Если у нас существует только тяжелый инвалид (которому надо отдельно где-то быть) или суперздоровый ребенок с идеальным интеллектом и усидчивостью, исчезает всё, что в середине этого спектра. А это все дети и взрослые: очень разные, с разными потребностями и особенностями. Важно, чтобы общество и школа понимали, что на самом деле, сложности в учебе или поведении в той или иной степени могут быть почти у каждого ребенка (и объективно мы же это прекрасно видим в реальности, но игнорируем). Хорошо бы, чтобы школа создавала среду, которая могла бы в этот момент, когда такая потребность есть, помочь и подхватить ребенка, например, чтобы тьютор мог появится у любого ребенка на время, которое он нужен. Или был бы ресурсный класс для любого ребенка, который устал или перегрузился. Или уменьшенные группы и возможность по какому-то из предметов сформировать мини-группы по уровню. Или если везде будет доступная среда, то, когда вдруг совершенно здоровый ребенок сломает ногу, он сможет продолжать ходить в школу.

Инклюзия — это не про тяжелых инвалидов, которые по мнению некоторых родителей «мешают всем учиться, какой ужас, уберите их из класса», а про то, что мы все разные и с разными возможностями, про то, чтобы всем было легче жить и в том числе учиться.

Важно создавать общество, которое учитывает потребности всех, которое удобно для всех. Каждый молодой и сильный, который считает, что «этих уберите, они меня не касаются», сильный только сейчас. Он в любом случае в какой-то момент своей жизни станет другим, пожилым, забывчивым, медленным, а может, и вовсе беспомощным. Все проходят эту стадию. Может случиться так, что с ним произойдёт раньше, например, авария, и тогда окажется, что мир не приспособлен ни под кого, кроме условного молодого и сильного.
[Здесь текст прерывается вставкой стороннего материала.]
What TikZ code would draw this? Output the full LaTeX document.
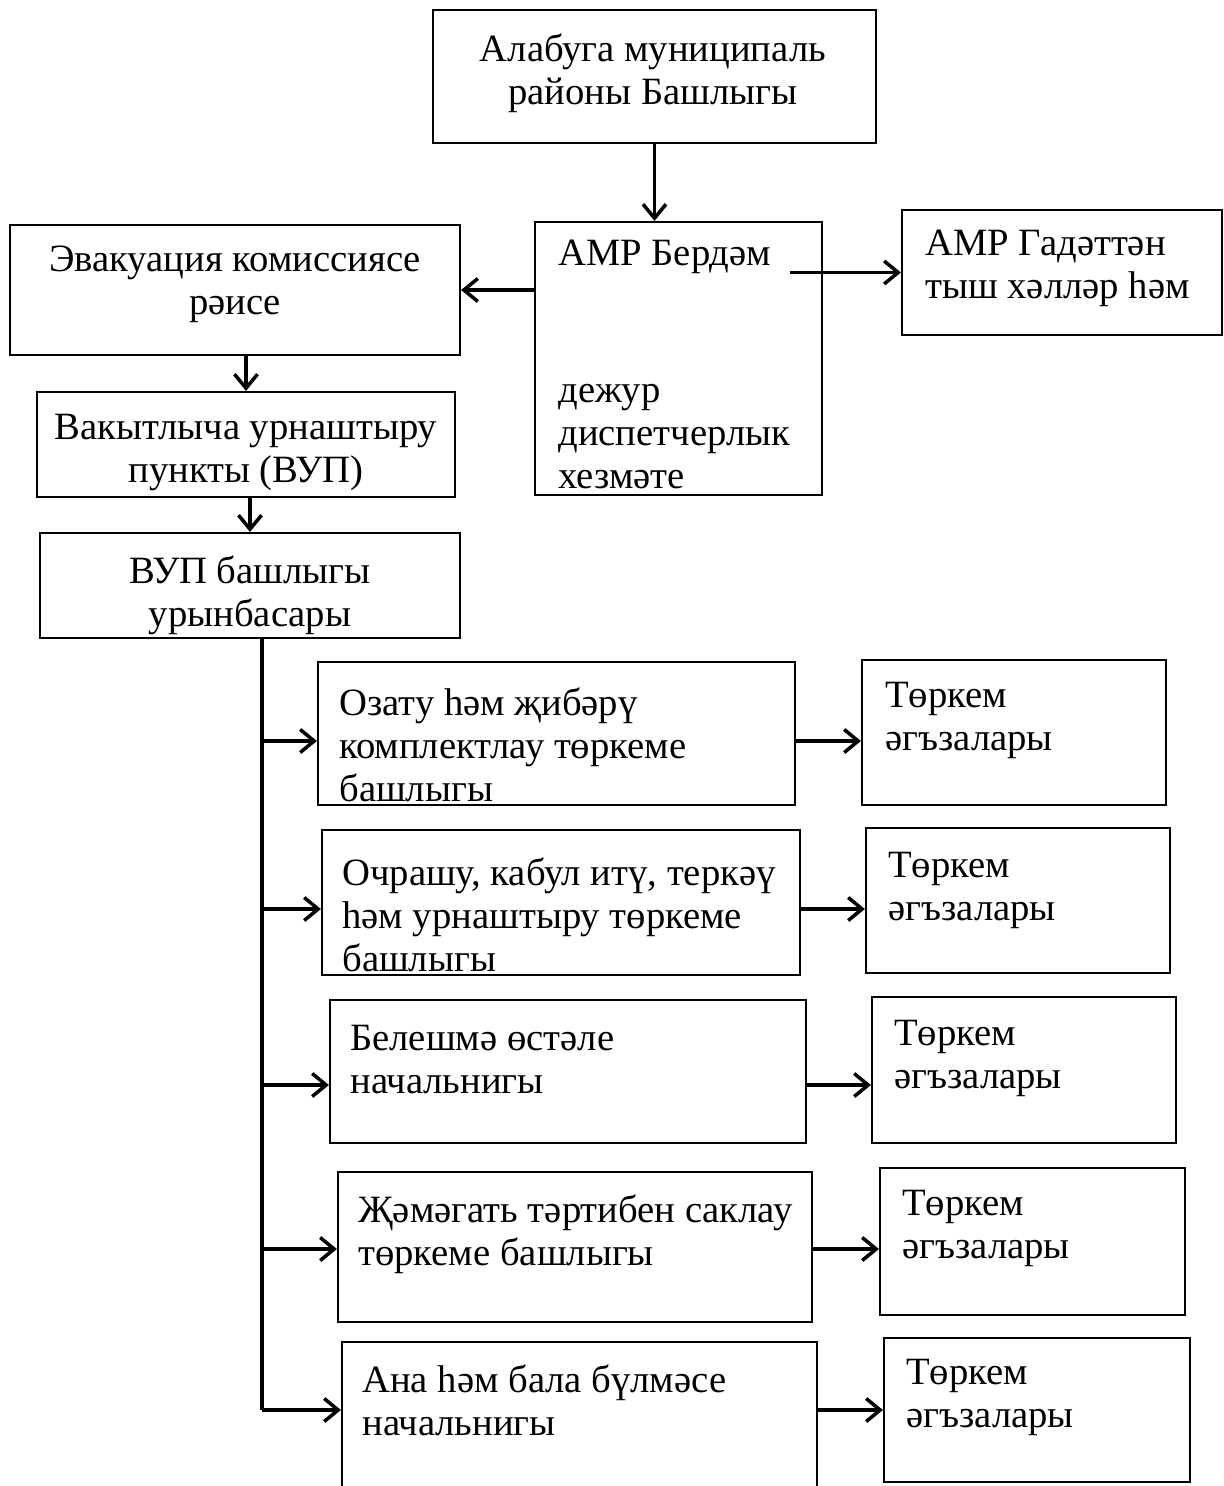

Мне вообще кажется, что страх инклюзии — это не только про представление, что есть какие-то идеальные нейротипичные дети для школы и всякие такие, которым в ней не место. Это прежде всего страх смерти. Надо взглянуть своему страху в глаза и признать сам факт, что мы все рано или поздно станем немощными, а потом умрем.

Нужно строить удобный мир для всех — и, прежде всего, для самих себя.